(INFORMATION PROVIDED):
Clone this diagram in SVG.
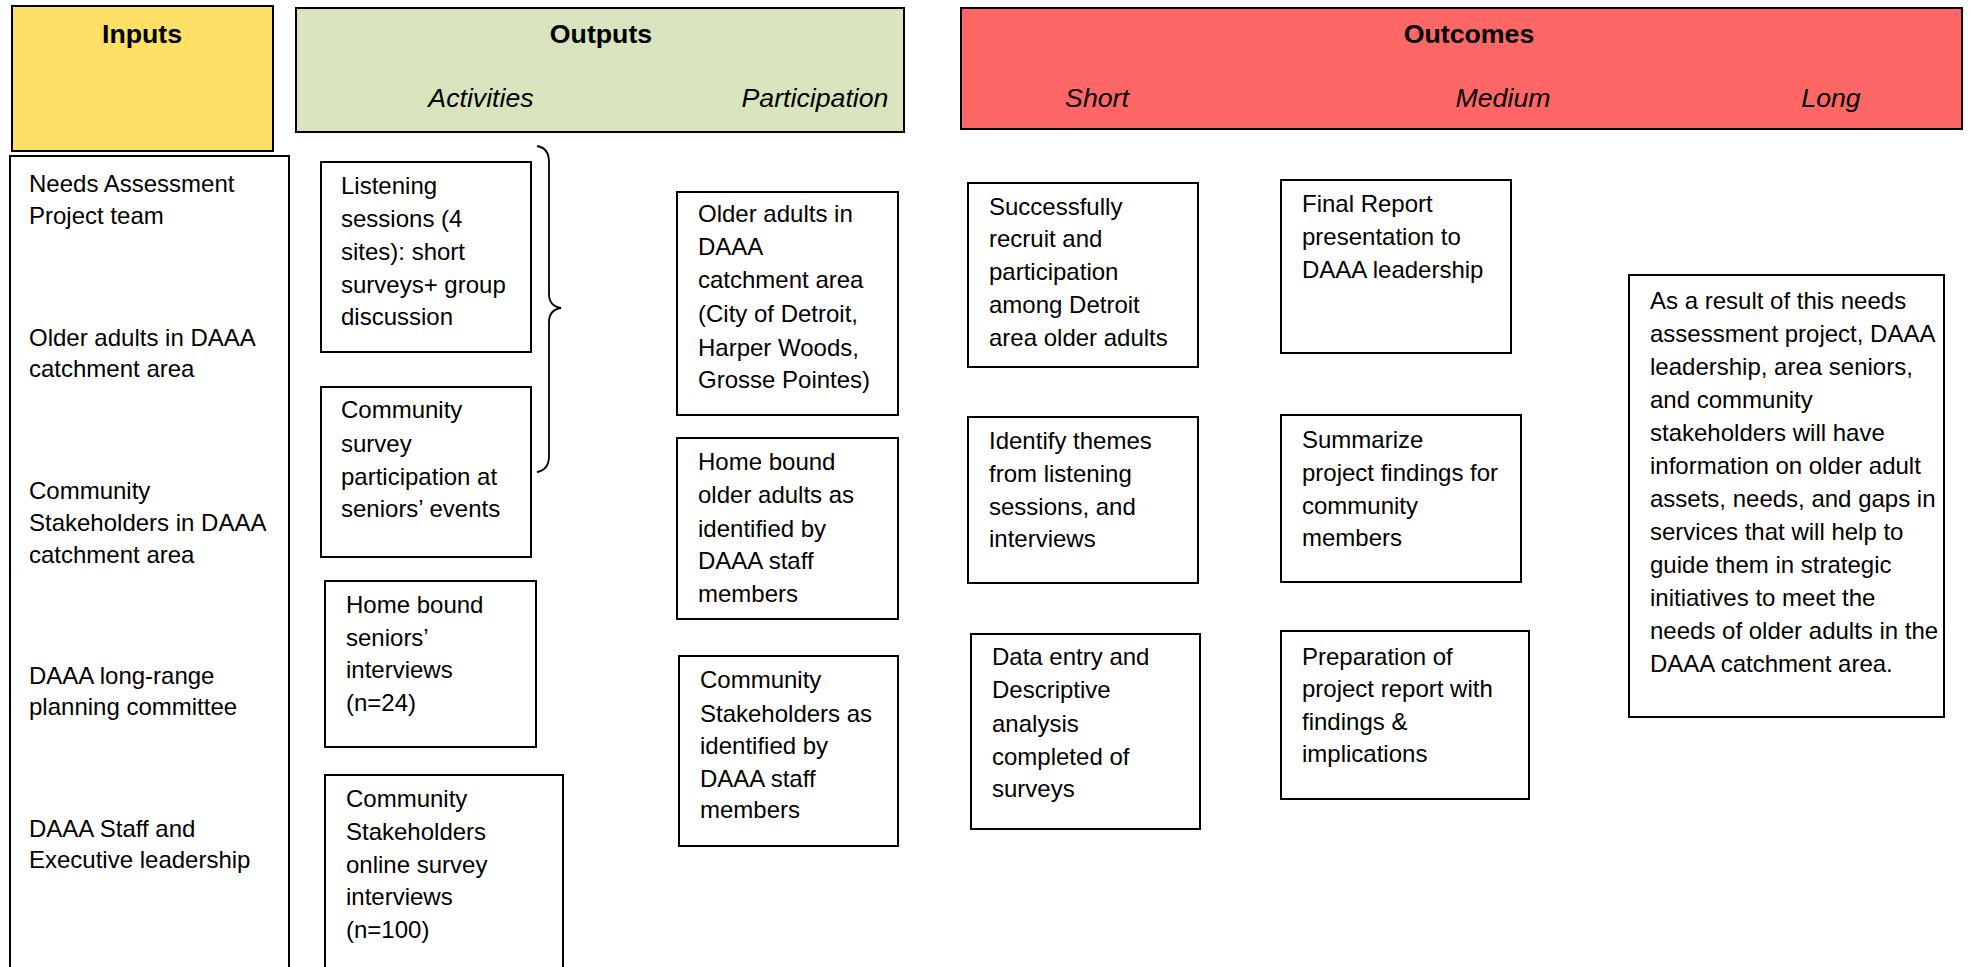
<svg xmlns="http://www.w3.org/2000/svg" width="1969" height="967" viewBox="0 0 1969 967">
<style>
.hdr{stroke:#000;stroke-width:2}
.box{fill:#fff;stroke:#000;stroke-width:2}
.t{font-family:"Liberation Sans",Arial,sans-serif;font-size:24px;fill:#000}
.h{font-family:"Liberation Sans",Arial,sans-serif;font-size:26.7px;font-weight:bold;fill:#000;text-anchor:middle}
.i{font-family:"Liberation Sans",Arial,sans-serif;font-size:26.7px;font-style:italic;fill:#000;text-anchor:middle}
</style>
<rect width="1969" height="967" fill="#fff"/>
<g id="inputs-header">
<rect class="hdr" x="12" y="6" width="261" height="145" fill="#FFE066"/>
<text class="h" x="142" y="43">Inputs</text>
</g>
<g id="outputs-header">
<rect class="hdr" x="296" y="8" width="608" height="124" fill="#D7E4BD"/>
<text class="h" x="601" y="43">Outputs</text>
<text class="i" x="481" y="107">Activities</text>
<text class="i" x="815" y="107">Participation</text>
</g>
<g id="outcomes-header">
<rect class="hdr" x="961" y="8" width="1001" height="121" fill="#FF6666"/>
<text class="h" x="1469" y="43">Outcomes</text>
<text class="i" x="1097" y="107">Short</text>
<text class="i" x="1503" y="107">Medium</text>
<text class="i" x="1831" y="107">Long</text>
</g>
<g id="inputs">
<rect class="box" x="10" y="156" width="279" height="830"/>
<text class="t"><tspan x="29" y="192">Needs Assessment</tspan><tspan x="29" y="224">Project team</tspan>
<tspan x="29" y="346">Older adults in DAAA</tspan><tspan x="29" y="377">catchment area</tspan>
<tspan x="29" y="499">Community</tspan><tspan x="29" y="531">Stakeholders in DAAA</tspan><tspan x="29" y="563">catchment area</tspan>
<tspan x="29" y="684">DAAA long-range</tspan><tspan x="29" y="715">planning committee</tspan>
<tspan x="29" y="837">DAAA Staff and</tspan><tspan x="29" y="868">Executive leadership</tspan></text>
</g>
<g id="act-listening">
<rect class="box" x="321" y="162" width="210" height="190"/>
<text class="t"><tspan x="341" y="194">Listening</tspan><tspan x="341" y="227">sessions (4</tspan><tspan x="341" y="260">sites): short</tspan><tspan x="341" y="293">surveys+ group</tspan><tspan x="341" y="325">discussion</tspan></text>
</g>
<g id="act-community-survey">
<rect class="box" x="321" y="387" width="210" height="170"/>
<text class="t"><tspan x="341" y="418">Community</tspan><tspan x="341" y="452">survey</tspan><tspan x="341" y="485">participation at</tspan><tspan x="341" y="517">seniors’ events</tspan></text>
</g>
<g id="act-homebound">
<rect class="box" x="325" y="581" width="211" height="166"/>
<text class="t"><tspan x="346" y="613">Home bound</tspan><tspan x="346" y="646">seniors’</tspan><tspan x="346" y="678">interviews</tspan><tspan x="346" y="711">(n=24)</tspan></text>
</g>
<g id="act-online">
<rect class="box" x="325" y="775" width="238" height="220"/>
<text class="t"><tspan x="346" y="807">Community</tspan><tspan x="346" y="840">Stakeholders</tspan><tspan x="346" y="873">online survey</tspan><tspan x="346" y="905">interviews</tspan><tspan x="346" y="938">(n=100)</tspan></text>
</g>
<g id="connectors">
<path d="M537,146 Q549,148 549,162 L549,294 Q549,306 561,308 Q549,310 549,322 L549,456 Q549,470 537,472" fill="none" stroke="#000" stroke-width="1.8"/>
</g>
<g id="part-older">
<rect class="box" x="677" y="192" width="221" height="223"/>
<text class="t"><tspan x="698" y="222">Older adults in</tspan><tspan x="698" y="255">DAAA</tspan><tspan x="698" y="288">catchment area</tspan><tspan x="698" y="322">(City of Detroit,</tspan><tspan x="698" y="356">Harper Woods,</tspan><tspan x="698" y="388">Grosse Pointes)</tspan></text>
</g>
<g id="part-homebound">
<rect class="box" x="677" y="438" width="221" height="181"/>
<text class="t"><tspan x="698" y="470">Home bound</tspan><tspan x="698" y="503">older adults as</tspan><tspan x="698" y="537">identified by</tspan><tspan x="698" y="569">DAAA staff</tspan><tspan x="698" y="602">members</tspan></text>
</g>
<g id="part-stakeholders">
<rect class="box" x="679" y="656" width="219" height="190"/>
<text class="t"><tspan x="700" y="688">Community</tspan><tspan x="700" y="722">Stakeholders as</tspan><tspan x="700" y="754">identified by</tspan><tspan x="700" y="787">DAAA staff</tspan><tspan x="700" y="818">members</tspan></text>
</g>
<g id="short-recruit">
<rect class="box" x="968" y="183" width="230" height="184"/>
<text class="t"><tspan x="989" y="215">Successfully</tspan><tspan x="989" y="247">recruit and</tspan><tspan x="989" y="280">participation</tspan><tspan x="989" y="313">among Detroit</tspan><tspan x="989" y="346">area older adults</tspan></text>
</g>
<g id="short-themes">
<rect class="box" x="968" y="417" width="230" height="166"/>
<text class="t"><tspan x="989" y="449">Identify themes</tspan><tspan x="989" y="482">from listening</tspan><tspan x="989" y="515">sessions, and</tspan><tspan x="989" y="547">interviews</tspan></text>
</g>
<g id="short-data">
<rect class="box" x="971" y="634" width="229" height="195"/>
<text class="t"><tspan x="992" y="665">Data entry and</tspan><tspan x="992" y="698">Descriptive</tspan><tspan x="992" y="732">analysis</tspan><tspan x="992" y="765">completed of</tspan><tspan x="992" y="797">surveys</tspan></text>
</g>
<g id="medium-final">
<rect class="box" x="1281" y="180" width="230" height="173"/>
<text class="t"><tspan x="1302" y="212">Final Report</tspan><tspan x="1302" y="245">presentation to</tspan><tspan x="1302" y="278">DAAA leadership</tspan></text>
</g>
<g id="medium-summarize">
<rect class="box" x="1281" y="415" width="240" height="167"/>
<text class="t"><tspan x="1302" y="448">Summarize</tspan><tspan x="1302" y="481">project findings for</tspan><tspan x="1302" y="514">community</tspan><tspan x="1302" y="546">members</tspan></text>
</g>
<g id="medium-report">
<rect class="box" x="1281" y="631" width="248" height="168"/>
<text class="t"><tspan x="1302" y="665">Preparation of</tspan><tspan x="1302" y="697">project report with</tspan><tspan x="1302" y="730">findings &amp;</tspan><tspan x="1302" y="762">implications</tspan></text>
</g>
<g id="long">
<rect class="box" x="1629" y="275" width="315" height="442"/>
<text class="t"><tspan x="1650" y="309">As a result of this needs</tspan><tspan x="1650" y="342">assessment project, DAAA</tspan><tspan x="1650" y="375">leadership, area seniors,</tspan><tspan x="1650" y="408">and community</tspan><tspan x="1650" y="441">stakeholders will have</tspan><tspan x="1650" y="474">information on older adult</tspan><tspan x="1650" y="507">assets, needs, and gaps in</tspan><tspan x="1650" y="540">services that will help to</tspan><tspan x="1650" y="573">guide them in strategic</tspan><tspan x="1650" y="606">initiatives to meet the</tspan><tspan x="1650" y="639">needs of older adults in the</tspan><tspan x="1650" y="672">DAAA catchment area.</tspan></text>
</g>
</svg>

==

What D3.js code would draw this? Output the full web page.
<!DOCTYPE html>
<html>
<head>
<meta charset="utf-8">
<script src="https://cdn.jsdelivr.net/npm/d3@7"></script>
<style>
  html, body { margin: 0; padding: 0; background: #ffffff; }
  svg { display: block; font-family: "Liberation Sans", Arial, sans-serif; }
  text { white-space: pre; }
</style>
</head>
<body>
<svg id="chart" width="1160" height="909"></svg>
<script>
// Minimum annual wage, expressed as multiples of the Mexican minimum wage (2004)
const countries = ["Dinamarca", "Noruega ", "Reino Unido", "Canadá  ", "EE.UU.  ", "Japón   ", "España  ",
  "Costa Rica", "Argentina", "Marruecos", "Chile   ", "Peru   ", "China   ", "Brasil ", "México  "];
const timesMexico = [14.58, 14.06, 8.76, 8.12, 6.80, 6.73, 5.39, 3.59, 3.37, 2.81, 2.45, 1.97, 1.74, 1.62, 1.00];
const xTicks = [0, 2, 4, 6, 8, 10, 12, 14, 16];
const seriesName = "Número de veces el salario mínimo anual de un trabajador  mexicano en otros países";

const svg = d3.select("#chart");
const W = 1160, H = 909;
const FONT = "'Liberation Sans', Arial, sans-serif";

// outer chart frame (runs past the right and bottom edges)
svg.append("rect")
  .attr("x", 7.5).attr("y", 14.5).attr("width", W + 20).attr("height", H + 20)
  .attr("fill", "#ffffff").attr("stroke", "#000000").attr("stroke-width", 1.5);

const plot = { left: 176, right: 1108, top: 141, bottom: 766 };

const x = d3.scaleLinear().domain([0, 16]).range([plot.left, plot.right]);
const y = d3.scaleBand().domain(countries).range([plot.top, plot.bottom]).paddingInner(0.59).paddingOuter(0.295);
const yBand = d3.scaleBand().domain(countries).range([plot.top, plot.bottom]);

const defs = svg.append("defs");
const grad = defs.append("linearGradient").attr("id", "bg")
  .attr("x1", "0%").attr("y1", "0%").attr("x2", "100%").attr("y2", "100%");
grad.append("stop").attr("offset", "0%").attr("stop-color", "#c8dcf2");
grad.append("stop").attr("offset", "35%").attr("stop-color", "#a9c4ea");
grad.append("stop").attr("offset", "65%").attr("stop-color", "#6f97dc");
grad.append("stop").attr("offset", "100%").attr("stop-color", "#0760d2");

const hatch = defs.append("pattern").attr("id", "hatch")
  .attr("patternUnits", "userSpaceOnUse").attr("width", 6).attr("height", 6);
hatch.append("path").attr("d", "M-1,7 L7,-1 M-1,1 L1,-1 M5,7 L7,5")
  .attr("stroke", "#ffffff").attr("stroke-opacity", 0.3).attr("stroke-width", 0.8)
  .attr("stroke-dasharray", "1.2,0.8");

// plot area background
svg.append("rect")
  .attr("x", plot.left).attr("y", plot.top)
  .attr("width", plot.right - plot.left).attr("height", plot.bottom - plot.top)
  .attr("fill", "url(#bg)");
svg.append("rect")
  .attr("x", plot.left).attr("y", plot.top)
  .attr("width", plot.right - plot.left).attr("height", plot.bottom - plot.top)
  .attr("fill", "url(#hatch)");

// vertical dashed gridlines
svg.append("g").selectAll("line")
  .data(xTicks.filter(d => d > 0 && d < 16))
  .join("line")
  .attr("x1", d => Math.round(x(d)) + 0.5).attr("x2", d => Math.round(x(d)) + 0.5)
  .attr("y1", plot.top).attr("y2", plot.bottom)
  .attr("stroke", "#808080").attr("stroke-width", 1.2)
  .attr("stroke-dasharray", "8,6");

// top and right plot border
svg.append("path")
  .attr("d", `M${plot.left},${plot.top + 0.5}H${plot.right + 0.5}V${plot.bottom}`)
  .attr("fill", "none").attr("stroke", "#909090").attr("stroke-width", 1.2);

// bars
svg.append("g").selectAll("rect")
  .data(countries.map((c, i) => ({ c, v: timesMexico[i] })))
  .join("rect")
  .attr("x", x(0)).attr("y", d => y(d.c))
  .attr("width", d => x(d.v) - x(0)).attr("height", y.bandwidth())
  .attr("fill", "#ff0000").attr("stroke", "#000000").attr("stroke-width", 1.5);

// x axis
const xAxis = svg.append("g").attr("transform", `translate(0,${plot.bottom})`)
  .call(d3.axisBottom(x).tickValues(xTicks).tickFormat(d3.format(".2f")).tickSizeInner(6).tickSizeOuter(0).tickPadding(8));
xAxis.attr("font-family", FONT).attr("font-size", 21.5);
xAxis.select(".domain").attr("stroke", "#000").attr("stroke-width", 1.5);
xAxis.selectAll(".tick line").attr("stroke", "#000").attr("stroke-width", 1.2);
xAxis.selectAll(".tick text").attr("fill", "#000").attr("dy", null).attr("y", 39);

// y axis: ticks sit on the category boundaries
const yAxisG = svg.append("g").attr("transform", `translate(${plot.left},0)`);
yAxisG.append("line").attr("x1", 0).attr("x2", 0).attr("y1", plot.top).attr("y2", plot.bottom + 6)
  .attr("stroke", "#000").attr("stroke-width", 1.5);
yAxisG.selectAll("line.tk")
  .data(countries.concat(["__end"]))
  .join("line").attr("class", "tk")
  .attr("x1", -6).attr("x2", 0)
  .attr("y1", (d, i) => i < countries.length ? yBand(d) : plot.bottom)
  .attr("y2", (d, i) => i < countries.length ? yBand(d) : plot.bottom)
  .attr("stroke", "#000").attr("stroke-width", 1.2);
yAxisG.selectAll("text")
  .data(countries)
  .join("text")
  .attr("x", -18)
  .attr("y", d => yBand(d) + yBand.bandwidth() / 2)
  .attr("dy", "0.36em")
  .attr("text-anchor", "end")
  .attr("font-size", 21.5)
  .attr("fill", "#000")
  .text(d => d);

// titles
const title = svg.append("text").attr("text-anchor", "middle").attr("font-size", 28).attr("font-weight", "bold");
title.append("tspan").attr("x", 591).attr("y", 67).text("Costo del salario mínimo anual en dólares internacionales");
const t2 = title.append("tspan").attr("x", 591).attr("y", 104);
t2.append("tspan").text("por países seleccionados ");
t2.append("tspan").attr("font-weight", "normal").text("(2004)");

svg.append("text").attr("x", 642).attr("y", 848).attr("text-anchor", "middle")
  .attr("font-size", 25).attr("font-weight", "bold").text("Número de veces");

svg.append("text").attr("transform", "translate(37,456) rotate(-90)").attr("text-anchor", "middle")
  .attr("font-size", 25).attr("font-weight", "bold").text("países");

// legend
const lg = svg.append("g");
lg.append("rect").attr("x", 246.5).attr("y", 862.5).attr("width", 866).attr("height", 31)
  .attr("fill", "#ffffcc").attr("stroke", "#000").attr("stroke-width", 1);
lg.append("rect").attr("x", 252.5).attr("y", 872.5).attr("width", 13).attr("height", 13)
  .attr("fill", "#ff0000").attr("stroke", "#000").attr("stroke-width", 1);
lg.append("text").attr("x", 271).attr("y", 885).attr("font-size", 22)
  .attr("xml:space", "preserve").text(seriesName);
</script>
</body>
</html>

* * *

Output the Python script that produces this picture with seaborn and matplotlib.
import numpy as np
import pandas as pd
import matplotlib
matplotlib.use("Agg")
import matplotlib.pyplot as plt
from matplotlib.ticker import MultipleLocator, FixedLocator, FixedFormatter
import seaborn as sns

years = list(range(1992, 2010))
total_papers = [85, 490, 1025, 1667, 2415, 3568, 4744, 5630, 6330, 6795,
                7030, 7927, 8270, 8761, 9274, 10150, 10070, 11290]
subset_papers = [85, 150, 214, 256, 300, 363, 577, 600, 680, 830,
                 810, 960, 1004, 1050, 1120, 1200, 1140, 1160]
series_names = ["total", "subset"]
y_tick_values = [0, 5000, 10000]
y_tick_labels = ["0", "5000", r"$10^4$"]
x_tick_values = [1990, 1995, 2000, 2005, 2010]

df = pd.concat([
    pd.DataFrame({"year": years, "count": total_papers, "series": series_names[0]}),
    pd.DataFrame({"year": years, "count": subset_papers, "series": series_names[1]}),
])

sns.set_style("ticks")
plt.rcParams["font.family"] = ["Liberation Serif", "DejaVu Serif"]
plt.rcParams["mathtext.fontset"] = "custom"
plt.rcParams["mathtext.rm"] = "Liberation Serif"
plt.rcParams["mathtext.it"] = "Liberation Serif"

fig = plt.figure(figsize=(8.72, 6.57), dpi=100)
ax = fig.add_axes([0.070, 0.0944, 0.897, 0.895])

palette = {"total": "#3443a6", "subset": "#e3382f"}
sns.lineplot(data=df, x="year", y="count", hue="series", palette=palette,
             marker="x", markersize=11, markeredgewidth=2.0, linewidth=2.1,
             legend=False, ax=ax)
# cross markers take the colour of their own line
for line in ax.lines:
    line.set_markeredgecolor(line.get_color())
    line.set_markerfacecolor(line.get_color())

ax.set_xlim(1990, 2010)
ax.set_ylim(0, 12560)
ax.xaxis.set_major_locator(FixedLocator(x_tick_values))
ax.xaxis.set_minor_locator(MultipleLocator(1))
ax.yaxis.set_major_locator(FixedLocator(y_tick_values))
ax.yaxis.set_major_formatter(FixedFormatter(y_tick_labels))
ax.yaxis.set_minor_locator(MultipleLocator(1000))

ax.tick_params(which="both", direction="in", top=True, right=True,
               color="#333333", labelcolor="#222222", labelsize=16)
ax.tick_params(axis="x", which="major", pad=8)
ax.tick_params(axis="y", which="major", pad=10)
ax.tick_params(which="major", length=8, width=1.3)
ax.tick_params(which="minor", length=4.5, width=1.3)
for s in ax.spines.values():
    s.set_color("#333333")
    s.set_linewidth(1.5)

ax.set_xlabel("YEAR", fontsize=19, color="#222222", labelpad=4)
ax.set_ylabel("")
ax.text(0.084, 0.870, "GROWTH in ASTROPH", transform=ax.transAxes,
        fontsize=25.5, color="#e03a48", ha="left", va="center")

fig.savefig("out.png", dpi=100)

(TASK BRIEF): Looking at the records above, say how many lines hold the string "matplotlib". Write nothing but the number.

(WORKED ANSWER): 5